Each line from the top of the listing through the one holding "trend_y = [slope" should be restated word for word, with nothing added and no pictures.

──────────────────────────────

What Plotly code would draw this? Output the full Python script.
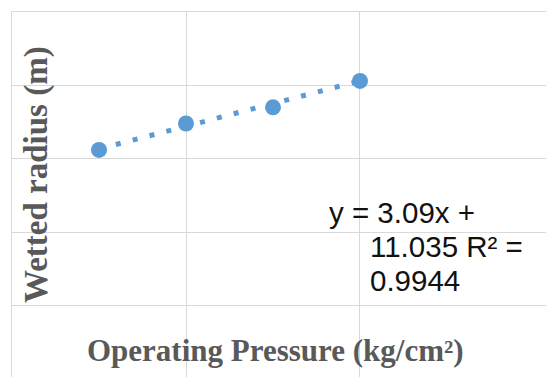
import plotly.graph_objects as go

# Data
pressure = [1.5, 2.0, 2.5, 3.0]          # Operating pressure (kg/cm²)
wetted_radius = [15.6, 17.4, 18.5, 20.3]  # Wetted radius (m)
slope = 3.09
intercept = 11.035
r_squared = 0.9944
eq_lines = ["y = 3.09x +", "11.035 R² =", "0.9944"]

x_title = "Operating Pressure (kg/cm²)"
y_title = "Wetted radius (m)"

blue = "#5b9bd5"
grid = "#d9d9d9"
title_col = "#595959"

trend_x = [pressure[0], pressure[-1]]
trend_y = [slope * v + intercept for v in trend_x]

fig = go.Figure()
fig.add_trace(go.Scatter(
    x=trend_x, y=trend_y, mode="lines",
    line=dict(color=blue, width=5, dash="5px,12.4px"),
    hoverinfo="skip", showlegend=False,
))
fig.add_trace(go.Scatter(
    x=pressure, y=wetted_radius, mode="markers",
    marker=dict(color=blue, size=16, line=dict(width=0)),
    showlegend=False,
))

# page body has an 8px margin, so the figure is offset by 8px in the window
fig.update_layout(
    width=546, height=369,
    margin=dict(l=4, r=0, t=4, b=0),
    paper_bgcolor="white", plot_bgcolor="white",
    xaxis=dict(
        range=[1, 4.115], tickvals=[2, 3], showticklabels=False,
        showgrid=True, gridcolor=grid, gridwidth=1.3,
        zeroline=False, side="top",
        showline=True, linecolor=grid, linewidth=1.3, ticks="",
    ),
    yaxis=dict(
        range=[0.12, 25], tickvals=[5, 10, 15, 20], showticklabels=False,
        showgrid=True, gridcolor=grid, gridwidth=1.3,
        zeroline=False,
        showline=True, linecolor=grid, linewidth=1.3, ticks="",
    ),
    font=dict(family="Liberation Sans, Arial, sans-serif"),
)

ann_font = dict(family="Liberation Sans, Arial, sans-serif", size=29.5, color="#111111")
# positions given in window pixels, converted to paper coords of the plot area
W, H = 542, 365
def px(xp):
    return (xp - 12) / W
def py(yp):
    return 1 - (yp - 12) / H

fig.add_annotation(text=eq_lines[0], x=px(327), y=py(212), xref="paper", yref="paper",
                   xanchor="left", yanchor="middle", showarrow=False, font=ann_font)
fig.add_annotation(text=eq_lines[1], x=px(368), y=py(246), xref="paper", yref="paper",
                   xanchor="left", yanchor="middle", showarrow=False, font=ann_font)
fig.add_annotation(text=eq_lines[2], x=px(368), y=py(280), xref="paper", yref="paper",
                   xanchor="left", yanchor="middle", showarrow=False, font=ann_font)

fig.add_annotation(text="<b>" + y_title + "</b>", x=px(36), y=py(175), xref="paper", yref="paper",
                   xanchor="center", yanchor="middle", textangle=-90, showarrow=False,
                   font=dict(family="Liberation Serif, Times New Roman, serif", size=33, color=title_col))
fig.add_annotation(text="<b>" + x_title + "</b>", x=px(275), y=py(350), xref="paper", yref="paper",
                   xanchor="center", yanchor="middle", showarrow=False,
                   font=dict(family="Liberation Serif, Times New Roman, serif", size=31, color=title_col))

fig.write_html("out.html")
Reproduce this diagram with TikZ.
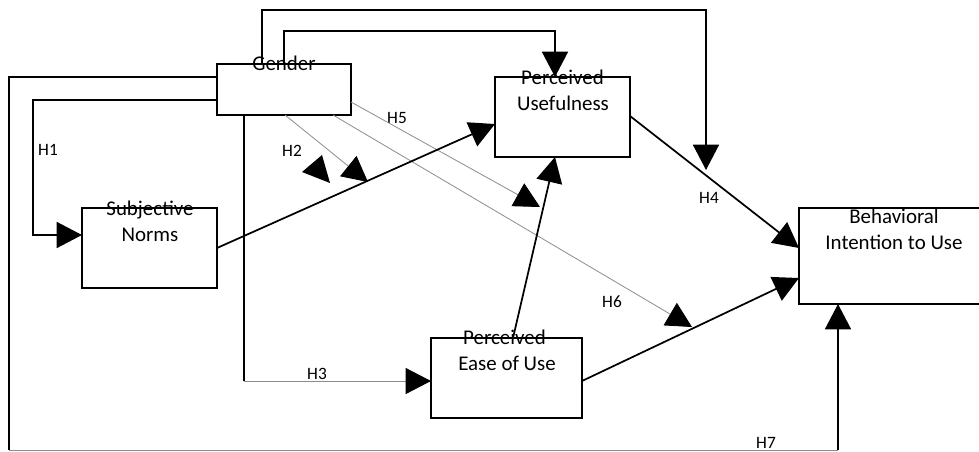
\documentclass[tikz,border=0pt]{standalone}
\usepackage{fontspec}
\setmainfont{Carlito}
\usetikzlibrary{arrows.meta,calc}
\begin{document}
\begin{tikzpicture}[x=0.75pt,y=-0.75pt,
  box/.style={draw, line width=1.2pt, inner sep=0pt, outer sep=0pt},
  thk/.style={line width=1.3pt},
  thn/.style={line width=0.6pt, draw=black!45},
  arr/.style={-{Triangle[length=19pt,width=19.5pt,color=black]}},
  txt/.style={font=\fontsize{15.7}{18}\selectfont, anchor=base, inner sep=0pt},
  hl/.style={font=\fontsize{13}{15}\selectfont, anchor=base, inner sep=0pt}]
\useasboundingbox (0,0) rectangle (979,451);
\clip (0,0) rectangle (979,451);

% boxes
\node[box, minimum width=100.5pt, minimum height=38.25pt] (g)  at (284,89.5) {};
\node[box, minimum width=101.25pt, minimum height=60pt]   (pu) at (562.5,117) {};
\node[box, minimum width=101.25pt, minimum height=60pt]   (sn) at (149.5,248) {};
\node[box, minimum width=113.25pt, minimum height=60pt]   (pe) at (506.5,378) {};
\node[box, minimum width=165pt, minimum height=72pt]      (bi) at (909,256) {};

% texts
\node[txt] (gt)  at (284,70) {Gender};
\node[txt] (put1) at (562.5,84) {Perceived};
\node[txt] (put2) at (563,110) {Usefulness};
\node[txt] (snt1) at (150,215) {Subjective};
\node[txt] (snt2) at (150,241) {Norms};
\node[txt] (pet1) at (504.5,344) {Perceived};
\node[txt] (pet2) at (507,370) {Ease of Use};
\node[txt] (bit1) at (894,223) {Behavioral};
\node[txt] (bit2) at (894,249) {Intention to Use};

% hypothesis labels
\node[hl] (h1) at (48,155) {H1};
\node[hl] (h2) at (292,156) {H2};
\node[hl] (h3) at (317,379) {H3};
\node[hl] (h4) at (709,203) {H4};
\node[hl] (h5) at (397,123) {H5};
\node[hl] (h6) at (612,307) {H6};
\node[hl] (h7) at (766,448) {H7};

% free ends
\coordinate (h4tip) at (706,170);
\coordinate (h2tip) at (368,182);
\coordinate (h5tip) at (540,207);
\coordinate (h6tip) at (692,327);
\coordinate (h3c) at (244,381);
\coordinate (bl) at (9,450);
\coordinate (br) at (838,450);

% gender connectors
\draw[thk,arr] ($(g.north west)+(45,0)$) -- ++(0,-54) -| (h4tip);
\draw[thk,arr] ($(g.north west)+(67,0)$) -- ++(0,-33) -| ($(pu.north west)+(60,0)$);
\draw[thk] ($(g.north west)+(0,13)$) -| (bl);
\draw[thn] (bl) -- (br);
\draw[thk,arr] (br) -- (br |- bi.south);
\draw[thk,arr] ($(g.north west)+(0,36)$) -- ++(-184,0) |- ($(sn.north west)+(0,27)$);
\draw[thk] ($(g.south west)+(27,0)$) -- (h3c);
\draw[thn,arr] (h3c) -- ($(pe.north west)+(0,43)$);
\draw[thn,arr] ($(g.south west)+(68,0)$) -- (h2tip);
\fill (302,172) -- (322,155) -- (330,183) -- cycle;
\draw[thn,arr] ($(g.south west)+(116,0)$) -- (h6tip);
\draw[thn,arr] ($(g.north east)+(0,38)$) -- (h5tip);

% main paths
\draw[thk,arr] ($(sn.north east)+(0,40)$) -- ($(pu.north west)+(0,47)$);
\draw[thk,arr] ($(pu.north east)+(0,39)$) -- ($(bi.north west)+(0,40)$);
\draw[thk,arr] ($(pe.north east)+(0,43)$) -- ($(bi.north west)+(0,70)$);
\draw[thk,arr] ($(pe.north west)+(82,0)$) -- ($(pu.south west)+(60,0)$);
\end{tikzpicture}
\end{document}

──────────────────────────────

> _Response to the task_:
What Plotly code would draw this? Output the full Python script.
import plotly.graph_objects as go

# Data
pressure = [1.5, 2.0, 2.5, 3.0]          # Operating pressure (kg/cm²)
wetted_radius = [15.6, 17.4, 18.5, 20.3]  # Wetted radius (m)
slope = 3.09
intercept = 11.035
r_squared = 0.9944
eq_lines = ["y = 3.09x +", "11.035 R² =", "0.9944"]

x_title = "Operating Pressure (kg/cm²)"
y_title = "Wetted radius (m)"

blue = "#5b9bd5"
grid = "#d9d9d9"
title_col = "#595959"

trend_x = [pressure[0], pressure[-1]]
trend_y = [slope * v + intercept for v in trend_x]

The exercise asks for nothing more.